Omit every picture, and retype the lines that run from the beginning of the data below through the line containing "import plotly.graph_objects as go", inclusive.

START Given material

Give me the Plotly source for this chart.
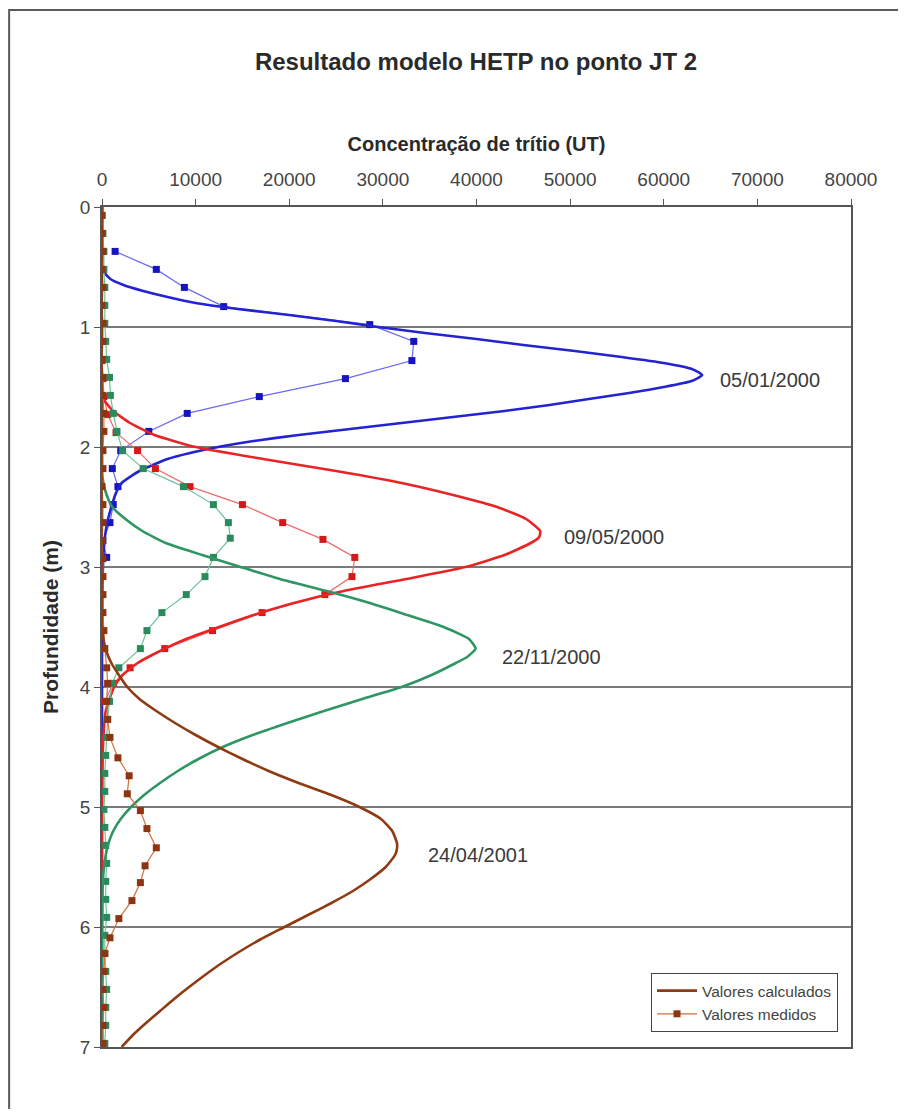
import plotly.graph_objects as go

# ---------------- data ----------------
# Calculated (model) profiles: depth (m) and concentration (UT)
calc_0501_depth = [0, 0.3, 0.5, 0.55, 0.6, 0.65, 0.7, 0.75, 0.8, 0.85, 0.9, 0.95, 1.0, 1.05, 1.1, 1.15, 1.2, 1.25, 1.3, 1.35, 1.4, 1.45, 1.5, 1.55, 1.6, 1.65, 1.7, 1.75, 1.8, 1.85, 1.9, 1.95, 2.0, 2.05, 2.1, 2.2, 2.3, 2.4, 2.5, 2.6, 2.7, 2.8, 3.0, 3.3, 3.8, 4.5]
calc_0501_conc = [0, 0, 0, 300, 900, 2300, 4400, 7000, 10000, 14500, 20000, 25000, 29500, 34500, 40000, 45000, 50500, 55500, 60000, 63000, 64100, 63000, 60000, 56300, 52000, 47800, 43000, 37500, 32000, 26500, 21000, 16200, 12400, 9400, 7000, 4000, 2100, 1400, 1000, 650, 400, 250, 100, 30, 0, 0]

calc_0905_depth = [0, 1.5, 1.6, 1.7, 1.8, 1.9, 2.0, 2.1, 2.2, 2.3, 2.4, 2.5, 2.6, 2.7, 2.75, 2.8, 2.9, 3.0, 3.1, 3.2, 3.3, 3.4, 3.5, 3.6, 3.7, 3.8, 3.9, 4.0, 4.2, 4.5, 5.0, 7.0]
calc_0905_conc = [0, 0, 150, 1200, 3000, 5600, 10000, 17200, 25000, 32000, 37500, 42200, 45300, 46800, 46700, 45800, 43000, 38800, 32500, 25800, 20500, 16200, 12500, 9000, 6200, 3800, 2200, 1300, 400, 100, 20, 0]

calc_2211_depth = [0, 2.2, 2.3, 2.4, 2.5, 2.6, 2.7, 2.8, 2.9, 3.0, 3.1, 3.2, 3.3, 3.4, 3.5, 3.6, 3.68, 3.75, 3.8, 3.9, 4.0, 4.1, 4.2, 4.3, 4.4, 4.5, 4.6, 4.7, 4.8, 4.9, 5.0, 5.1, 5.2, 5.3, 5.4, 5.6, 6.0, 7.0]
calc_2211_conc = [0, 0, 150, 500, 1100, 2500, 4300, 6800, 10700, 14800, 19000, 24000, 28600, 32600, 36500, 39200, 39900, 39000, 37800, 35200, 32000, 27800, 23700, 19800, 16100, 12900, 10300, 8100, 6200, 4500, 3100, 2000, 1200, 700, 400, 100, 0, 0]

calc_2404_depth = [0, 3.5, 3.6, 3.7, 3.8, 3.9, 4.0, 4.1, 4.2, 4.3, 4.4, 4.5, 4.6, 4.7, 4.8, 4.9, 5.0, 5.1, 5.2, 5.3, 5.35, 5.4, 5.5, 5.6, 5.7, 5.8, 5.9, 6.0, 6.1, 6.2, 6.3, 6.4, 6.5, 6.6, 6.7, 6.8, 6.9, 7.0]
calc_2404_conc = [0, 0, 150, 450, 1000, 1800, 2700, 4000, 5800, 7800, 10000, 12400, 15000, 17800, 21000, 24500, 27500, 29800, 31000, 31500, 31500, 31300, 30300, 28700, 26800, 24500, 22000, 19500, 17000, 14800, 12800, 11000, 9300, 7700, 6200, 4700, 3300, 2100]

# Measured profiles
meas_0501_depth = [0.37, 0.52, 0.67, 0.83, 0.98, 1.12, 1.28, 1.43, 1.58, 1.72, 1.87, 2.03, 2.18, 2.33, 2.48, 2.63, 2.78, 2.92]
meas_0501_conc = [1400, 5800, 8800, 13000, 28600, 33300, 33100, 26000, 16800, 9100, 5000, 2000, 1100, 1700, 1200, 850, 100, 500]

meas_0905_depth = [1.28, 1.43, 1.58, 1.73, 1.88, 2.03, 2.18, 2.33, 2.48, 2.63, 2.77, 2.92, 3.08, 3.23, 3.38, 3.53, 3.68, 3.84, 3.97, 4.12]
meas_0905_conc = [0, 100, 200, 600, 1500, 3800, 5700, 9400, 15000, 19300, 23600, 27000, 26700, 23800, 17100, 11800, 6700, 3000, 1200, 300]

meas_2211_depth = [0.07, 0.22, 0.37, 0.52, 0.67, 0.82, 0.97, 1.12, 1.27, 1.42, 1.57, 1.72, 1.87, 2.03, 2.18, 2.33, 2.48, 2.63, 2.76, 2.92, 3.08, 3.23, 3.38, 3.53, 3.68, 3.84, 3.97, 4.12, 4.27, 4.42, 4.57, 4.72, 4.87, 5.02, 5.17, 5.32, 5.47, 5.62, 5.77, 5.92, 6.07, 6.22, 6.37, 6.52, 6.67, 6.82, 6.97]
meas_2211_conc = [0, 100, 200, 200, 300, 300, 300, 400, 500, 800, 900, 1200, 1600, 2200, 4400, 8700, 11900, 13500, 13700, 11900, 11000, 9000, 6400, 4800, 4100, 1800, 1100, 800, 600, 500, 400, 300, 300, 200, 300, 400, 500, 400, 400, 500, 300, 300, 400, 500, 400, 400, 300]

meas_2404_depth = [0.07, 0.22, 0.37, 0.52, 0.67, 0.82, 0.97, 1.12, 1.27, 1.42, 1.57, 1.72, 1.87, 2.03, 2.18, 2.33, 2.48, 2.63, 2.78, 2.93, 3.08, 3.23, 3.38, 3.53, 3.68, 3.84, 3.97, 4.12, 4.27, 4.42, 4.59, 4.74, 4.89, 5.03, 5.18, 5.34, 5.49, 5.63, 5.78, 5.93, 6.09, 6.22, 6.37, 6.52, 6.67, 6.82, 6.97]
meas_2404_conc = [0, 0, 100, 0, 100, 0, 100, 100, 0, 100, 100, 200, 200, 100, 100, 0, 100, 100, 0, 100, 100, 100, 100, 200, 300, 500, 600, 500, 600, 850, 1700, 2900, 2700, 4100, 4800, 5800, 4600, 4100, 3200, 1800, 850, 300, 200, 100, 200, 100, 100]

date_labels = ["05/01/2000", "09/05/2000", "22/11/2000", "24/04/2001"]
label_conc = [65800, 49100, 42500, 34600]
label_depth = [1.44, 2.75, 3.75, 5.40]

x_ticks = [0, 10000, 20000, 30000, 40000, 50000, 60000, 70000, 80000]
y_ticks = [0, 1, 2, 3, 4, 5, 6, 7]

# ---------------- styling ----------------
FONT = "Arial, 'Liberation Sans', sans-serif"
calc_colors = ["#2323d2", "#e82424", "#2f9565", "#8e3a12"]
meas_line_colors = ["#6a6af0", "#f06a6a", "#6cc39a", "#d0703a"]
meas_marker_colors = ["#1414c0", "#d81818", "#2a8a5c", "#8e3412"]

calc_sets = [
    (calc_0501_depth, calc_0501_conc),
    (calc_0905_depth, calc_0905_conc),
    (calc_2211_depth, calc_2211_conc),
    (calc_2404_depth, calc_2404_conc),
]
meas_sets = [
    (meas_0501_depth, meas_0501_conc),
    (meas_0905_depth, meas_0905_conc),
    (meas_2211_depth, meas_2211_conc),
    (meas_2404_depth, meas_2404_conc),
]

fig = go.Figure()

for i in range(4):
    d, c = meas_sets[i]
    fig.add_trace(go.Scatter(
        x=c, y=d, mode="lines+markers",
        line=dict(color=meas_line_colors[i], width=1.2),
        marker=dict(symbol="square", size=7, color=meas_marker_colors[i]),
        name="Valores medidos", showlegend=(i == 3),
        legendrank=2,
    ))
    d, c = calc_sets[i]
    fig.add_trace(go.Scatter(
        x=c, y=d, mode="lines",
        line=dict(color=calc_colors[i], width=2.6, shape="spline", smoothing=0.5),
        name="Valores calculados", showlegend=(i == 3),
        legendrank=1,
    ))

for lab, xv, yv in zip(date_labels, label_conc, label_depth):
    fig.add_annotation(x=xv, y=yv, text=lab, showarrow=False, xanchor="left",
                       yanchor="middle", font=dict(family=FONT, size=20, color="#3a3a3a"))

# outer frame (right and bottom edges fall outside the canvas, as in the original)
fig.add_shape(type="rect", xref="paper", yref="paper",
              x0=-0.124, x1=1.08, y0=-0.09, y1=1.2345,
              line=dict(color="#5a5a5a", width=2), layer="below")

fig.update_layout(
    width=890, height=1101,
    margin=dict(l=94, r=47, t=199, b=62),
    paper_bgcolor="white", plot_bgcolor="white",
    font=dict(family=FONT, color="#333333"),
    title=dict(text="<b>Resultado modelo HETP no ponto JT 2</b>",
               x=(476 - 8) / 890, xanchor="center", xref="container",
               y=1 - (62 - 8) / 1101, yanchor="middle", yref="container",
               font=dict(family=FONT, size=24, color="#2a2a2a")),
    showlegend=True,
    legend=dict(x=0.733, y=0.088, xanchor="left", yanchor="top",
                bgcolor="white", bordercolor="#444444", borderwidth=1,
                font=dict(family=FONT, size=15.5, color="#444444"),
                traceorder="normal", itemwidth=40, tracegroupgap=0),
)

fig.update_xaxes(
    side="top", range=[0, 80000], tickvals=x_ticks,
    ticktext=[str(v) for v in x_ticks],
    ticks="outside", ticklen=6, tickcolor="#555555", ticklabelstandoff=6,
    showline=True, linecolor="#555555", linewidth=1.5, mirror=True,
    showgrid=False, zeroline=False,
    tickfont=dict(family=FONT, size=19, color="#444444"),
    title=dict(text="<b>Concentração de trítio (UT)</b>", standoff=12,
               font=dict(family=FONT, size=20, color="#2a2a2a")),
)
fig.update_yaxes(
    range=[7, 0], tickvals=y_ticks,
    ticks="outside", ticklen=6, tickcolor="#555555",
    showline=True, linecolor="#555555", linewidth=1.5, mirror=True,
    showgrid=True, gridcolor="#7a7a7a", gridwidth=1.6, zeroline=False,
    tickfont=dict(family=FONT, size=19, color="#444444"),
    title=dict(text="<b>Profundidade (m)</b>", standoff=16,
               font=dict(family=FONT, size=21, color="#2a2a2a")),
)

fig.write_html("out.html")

END Given material

▶ **Problem solution**
Give me the Plotly source for this chart.
import plotly.graph_objects as go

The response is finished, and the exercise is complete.